If ‘Paper Monsters’, former Depeche Mode frontman Dave Gahan’s 2003 debut solo album, served any useful purpose it was a simple confirmation that its author still had a steady pulse – he of course infamously died for a couple of minutes in 1996 after a heroin overdose, the culmination of years of somewhat losing the plot. But beyond that it just really met Depeche Mode’s fans halfway and gave them something physical to hold, a photocopy of a heyday now passed. I mean, for god’s sake! He actually died! You can forgive him the melancholy, the pale electronica and detached atmospherics fitted really, but where was the weight, drama, the tension, the significance? Depeche Mode always sounded significant and he’d not strayed sufficiently far enough to suggest this wasn’t a requirement any more. 4 years have seen a distinctive firming of his character though.
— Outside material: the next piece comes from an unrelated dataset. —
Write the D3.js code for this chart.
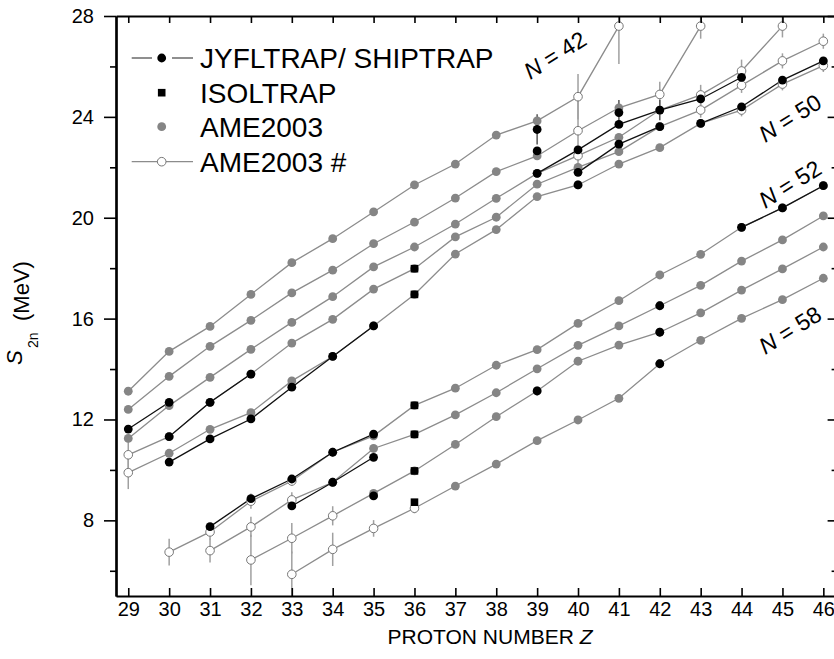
<!DOCTYPE html>
<html><head><meta charset="utf-8">
<script src="https://cdn.jsdelivr.net/npm/d3@7/dist/d3.min.js"></script>
<style>
body{margin:0;background:#fff;}
text{font-family:"Liberation Sans",Arial,sans-serif;fill:#000;}
</style>
</head><body>
<svg id="c" width="834" height="659"></svg>
<script>
// ---------------- DATA ----------------
const Z = [29,30,31,32,33,34,35,36,37,38,39,40,41,42,43,44,45,46];
const yTicks = [8,12,16,20,24,28];
const yMinor = [6,10,14,18,22,26];

// AME2003 values (MeV) per neutron number, indexed by Z
const ame42 = [13.12,14.70,15.69,16.96,18.22,19.17,20.23,21.30,22.13,23.28,23.84,24.80,27.60,null,null,null,null,null];
const ame44 = [12.40,13.71,14.90,15.93,17.02,17.92,18.97,19.83,20.78,21.83,22.45,23.45,24.36,24.89,27.60,null,null,null];
const ame46 = [11.25,12.55,13.67,14.78,15.85,16.87,18.05,18.84,19.75,20.77,21.76,22.46,23.19,24.27,24.87,25.82,27.60,null];
const ame48 = [10.60,11.32,12.68,13.80,15.03,15.97,17.17,17.98,19.24,20.02,21.33,22.00,22.62,23.61,24.27,25.25,26.22,27.00];
const ame50 = [9.89,10.66,11.61,12.27,13.53,14.50,15.71,16.96,18.56,19.53,20.84,21.30,22.13,22.78,23.74,24.27,25.30,26.03];
const ame52 = [null,6.74,7.54,8.76,9.56,10.70,11.35,12.56,13.24,14.15,14.77,15.81,16.71,17.73,18.55,19.62,20.39,21.27];
const ame54 = [null,null,6.80,7.74,8.81,9.51,10.85,11.41,12.18,13.06,14.01,14.94,15.71,16.51,17.32,18.28,19.12,20.07];
const ame56 = [null,null,null,6.43,7.29,8.18,9.07,9.96,11.01,12.11,13.13,14.31,14.95,15.46,16.23,17.13,17.97,18.84];
const ame58 = [null,null,null,null,5.86,6.85,7.68,8.48,9.36,10.23,11.16,11.98,12.84,14.21,15.14,16.01,16.75,17.60];

// AME2003 extrapolated (#) points: Z values
const est42 = [40,41];
const est44 = [40,42,43];
const est46 = [40,43,44,45];
const est48 = [29,43,44,45,46];
const est50 = [29,44,45,46];
const est52 = [30,31,32,33];
const est54 = [31,32,33];
const est56 = [32,33,34];
const est58 = [33,34,35,36];

// AME2003 uncertainties [Z, err]
const err42 = [[40,0.9],[41,1.5]];
const err44 = [[40,1.4],[42,0.5],[43,0.5]];
const err46 = [[43,0.4],[44,0.45],[45,0.45]];
const err48 = [[29,0.7],[43,0.3],[44,0.3],[45,0.3],[46,0.3]];
const err50 = [[29,0.65],[44,0.25],[45,0.25],[46,0.25]];
const err52 = [[30,0.53],[31,0.3],[32,0.3],[33,0.2]];
const err54 = [[31,0.47],[32,0.4],[33,0.3]];
const err56 = [[32,1.0],[33,0.6],[34,0.38]];
const err58 = [[33,0.9],[34,0.66],[35,0.33],[36,0.2]];

// JYFLTRAP / SHIPTRAP values [Z, S2n, err]
const jyfl42 = [[39,23.50,0.6]];
const jyfl44 = [[39,22.65,0],[41,24.17,0.5]];
const jyfl46 = [[29,11.62,0],[30,12.68,0],[39,21.76,0],[40,22.69,0],[41,23.70,0],[42,24.27,0.4],[43,24.71,0],[44,25.57,0]];
const jyfl48 = [[30,11.32,0],[31,12.68,0],[32,13.80,0],[40,21.80,0],[41,22.92,0],[42,23.61,0]];
const jyfl50 = [[30,10.31,0],[31,11.23,0],[32,12.02,0],[33,13.28,0],[34,14.50,0],[35,15.71,0],[40,21.30,0],[43,23.74,0],[44,24.40,0],[45,25.46,0],[46,26.22,0]];
const jyfl52 = [[31,7.75,0],[32,8.86,0],[33,9.64,0],[34,10.70,0],[35,11.42,0],[44,19.62,0],[45,20.39,0],[46,21.27,0]];
const jyfl54 = [[33,8.57,0],[34,9.51,0],[35,10.50,0],[42,16.51,0]];
const jyfl56 = [[35,8.97,0],[39,13.13,0],[42,15.46,0]];
const jyfl58 = [[42,14.21,0]];

// ISOLTRAP values [Z, S2n]
const isoltrap = [[36,17.98],[36,16.96],[36,12.56],[36,11.41],[36,9.96],[36,8.72]];

const legendLabels = ["JYFLTRAP/ SHIPTRAP","ISOLTRAP","AME2003","AME2003 #"];
const nLabels = [["N = 42",555,55],["N = 50",790,118],["N = 52",790,184],["N = 58",790,330]];

// ---------------- BUILD ----------------
const series = [
  {ame:ame42,est:est42,err:err42,j:jyfl42},
  {ame:ame44,est:est44,err:err44,j:jyfl44},
  {ame:ame46,est:est46,err:err46,j:jyfl46},
  {ame:ame48,est:est48,err:err48,j:jyfl48},
  {ame:ame50,est:est50,err:err50,j:jyfl50},
  {ame:ame52,est:est52,err:err52,j:jyfl52},
  {ame:ame54,est:est54,err:err54,j:jyfl54},
  {ame:ame56,est:est56,err:err56,j:jyfl56},
  {ame:ame58,est:est58,err:err58,j:jyfl58}
];

const svg = d3.select("#c");
const L=116, R=835.6, T=16, B=596;
const x = d3.scaleLinear().domain([28.7,46.3]).range([L,R]);
const y = d3.scaleLinear().domain([5,28]).range([B,T]);

const GRAY="#858585", LGRAY="#8c8c8c";

svg.append("defs").append("clipPath").attr("id","clip")
  .append("rect").attr("x",L).attr("y",T).attr("width",R-L).attr("height",B-T);
const plot = svg.append("g").attr("clip-path","url(#clip)");

const line = d3.line().defined(d=>d[1]!=null).x(d=>x(d[0])).y(d=>y(d[1]));

// gray AME lines
series.forEach(s=>{
  const pts = Z.map((z,i)=>[z,s.ame[i]]);
  plot.append("path").attr("d",line(pts)).attr("fill","none")
    .attr("stroke",LGRAY).attr("stroke-width",1.3);
});
// black JYFL lines (only consecutive Z)
series.forEach(s=>{
  const pts=[];
  s.j.forEach((p,k)=>{
    if(k>0 && p[0]!==s.j[k-1][0]+1) pts.push([p[0]-0.5,null]);
    pts.push([p[0],p[1]]);
  });
  plot.append("path").attr("d",line(pts)).attr("fill","none")
    .attr("stroke","#111").attr("stroke-width",1.3);
});
// AME error bars
series.forEach(s=>{
  s.err.forEach(([z,e])=>{
    const v=s.ame[z-29];
    plot.append("line").attr("x1",x(z)).attr("x2",x(z)).attr("y1",y(v-e)).attr("y2",y(v+e))
      .attr("stroke","#a0a0a0").attr("stroke-width",1.5);
  });
});
// JYFL error bars
series.forEach(s=>{
  s.j.forEach(([z,v,e])=>{
    if(e>0) plot.append("line").attr("x1",x(z)).attr("x2",x(z)).attr("y1",y(v-e)).attr("y2",y(v+e))
      .attr("stroke","#555").attr("stroke-width",1.5);
  });
});
// AME points
series.forEach(s=>{
  Z.forEach((z,i)=>{
    const v=s.ame[i]; if(v==null) return;
    const open = s.est.includes(z);
    plot.append("circle").attr("cx",x(z)).attr("cy",y(v)).attr("r",open?4.3:4.4)
      .attr("fill",open?"#fff":GRAY).attr("stroke",open?"#777":"none").attr("stroke-width",1);
  });
});
// ISOLTRAP squares
isoltrap.forEach(([z,v])=>{
  plot.append("rect").attr("x",x(z)-3.8).attr("y",y(v)-3.8).attr("width",7.6).attr("height",7.6).attr("fill","#000");
});
// JYFL points
series.forEach(s=>{
  s.j.forEach(([z,v])=>{
    plot.append("circle").attr("cx",x(z)).attr("cy",y(v)).attr("r",4.4).attr("fill","#000");
  });
});

// ---------------- AXES ----------------
function styleAxis(g){
  g.select(".domain").attr("stroke","#000").attr("stroke-width",2.2);
  g.selectAll(".tick line").attr("stroke","#000").attr("stroke-width",1.6);
  g.selectAll(".tick text").attr("font-size",20).attr("font-family","Liberation Sans, Arial, sans-serif").attr("fill","#000");
}
styleAxis(svg.append("g").attr("transform",`translate(0,${B})`)
  .call(d3.axisBottom(x).tickValues(Z).tickSize(-8).tickSizeOuter(0).tickPadding(6).tickFormat(d3.format("d"))));
styleAxis(svg.append("g").attr("transform",`translate(0,${T})`)
  .call(d3.axisTop(x).tickValues(Z).tickSize(-7).tickSizeOuter(0).tickFormat("")));
styleAxis(svg.append("g").attr("transform",`translate(${L},0)`)
  .call(d3.axisLeft(y).tickValues(yTicks).tickSize(12).tickSizeOuter(0).tickPadding(10).tickFormat(d3.format("d"))));
styleAxis(svg.append("g").attr("transform",`translate(${L},0)`)
  .call(d3.axisLeft(y).tickValues(yMinor).tickSize(6).tickSizeOuter(0).tickFormat("")));
styleAxis(svg.append("g").attr("transform",`translate(${R},0)`)
  .call(d3.axisRight(y).tickValues(yTicks).tickSize(-8).tickSizeOuter(0).tickFormat("")));
styleAxis(svg.append("g").attr("transform",`translate(${R},0)`)
  .call(d3.axisRight(y).tickValues(yMinor).tickSize(-4).tickSizeOuter(0).tickFormat("")));

// axis titles
const xt = svg.append("text").attr("x",490).attr("y",644).attr("text-anchor","middle").attr("font-size",21);
xt.append("tspan").text("PROTON NUMBER ");
xt.append("tspan").attr("font-style","italic").text("Z");

const yt = svg.append("g").attr("transform","rotate(-90)");
yt.append("text").attr("x",-365).attr("y",22).attr("font-size",22).attr("font-style","italic").text("S");
yt.append("text").attr("x",-348).attr("y",38).attr("font-size",14).text("2n");
yt.append("text").attr("x",-321).attr("y",29).attr("font-size",22).text("(MeV)");

// ---------------- LEGEND ----------------
const lg = svg.append("g");
const rows=[58,92.7,126.7,161.7], sx=161.7, tx=200;
lg.append("line").attr("x1",131.7).attr("x2",152).attr("y1",rows[0]).attr("y2",rows[0]).attr("stroke","#444").attr("stroke-width",1.2);
lg.append("line").attr("x1",172).attr("x2",193).attr("y1",rows[0]).attr("y2",rows[0]).attr("stroke","#444").attr("stroke-width",1.2);
lg.append("circle").attr("cx",sx).attr("cy",rows[0]).attr("r",4.4).attr("fill","#000");
lg.append("rect").attr("x",sx-3.8).attr("y",rows[1]-3.8).attr("width",7.6).attr("height",7.6).attr("fill","#000");
lg.append("circle").attr("cx",sx).attr("cy",rows[2]).attr("r",4.4).attr("fill",GRAY);
lg.append("line").attr("x1",131.7).attr("x2",193).attr("y1",rows[3]).attr("y2",rows[3]).attr("stroke",LGRAY).attr("stroke-width",1.2);
lg.append("circle").attr("cx",sx).attr("cy",rows[3]).attr("r",4.3).attr("fill","#fff").attr("stroke","#777");
legendLabels.forEach((t,i)=>{
  lg.append("text").attr("x",tx).attr("y",rows[i]).attr("dy","0.36em").attr("font-size",28).text(t);
});

// N labels
nLabels.forEach(([t,cx,cy])=>{
  const g = svg.append("g").attr("transform",`translate(${cx},${cy}) rotate(-32)`);
  const tt = g.append("text").attr("text-anchor","middle").attr("dy","0.35em").attr("font-size",23);
  tt.append("tspan").attr("font-style","italic").text(t.slice(0,1));
  tt.append("tspan").text(t.slice(1));
});
</script>
</body></html>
Wherever it was then, it’s unmistakably omnipresent now.
This is the album his solo career should have debuted with. This is an album that would have stood tall in the early 90s, were he not otherwise engaged losing his mind. The industrial heart-beat of Nine Inch Nail’s finest moments wouldn’t have existed without his influence and they are in turn evoked here as peers, though Dave Gahan 2007 holds a better posture than Trent Reznor’s synthetic current form. This album wouldn’t have done badly in 80s stadia either, though would perhaps have been a touch too dark for the mainstream palette. But either way, he was tied up then setting precedents. So now will do nicely.
From the off, ‘Say Something’ sounds so looming, expansive and intensely gradual it could have feasibly been recorded in a massive warehouse on the dark side of the moon, Dave performing weightless somersaults amid looping electronic licks, streamlined electric guitar and disparate strings. ‘Kingdom’, ‘Use You’ and ‘Deeper and Deeper’s synthesised industrial poundings meanwhile leave quite certain boot marks in the earth, the focussed anger and breathy, aching emotion recalling NIN’s classic ‘Downward Spiral’. And while this certainly isn’t the only reason these intensely crafted songs sound machine-pumped to efficient perfection, his commanding, frugal tenor is still his greatest asset and responsible for anchoring some of the more ambient moments down when otherwise they would have drifted into the ether. He saves the best for almost last, penultimate track ‘A Little Lie’ is, as they say, one of the best Depeche Mode never wrote. Justifying his reputation, legacy and very existence, ‘Hourglass’ is a triumph.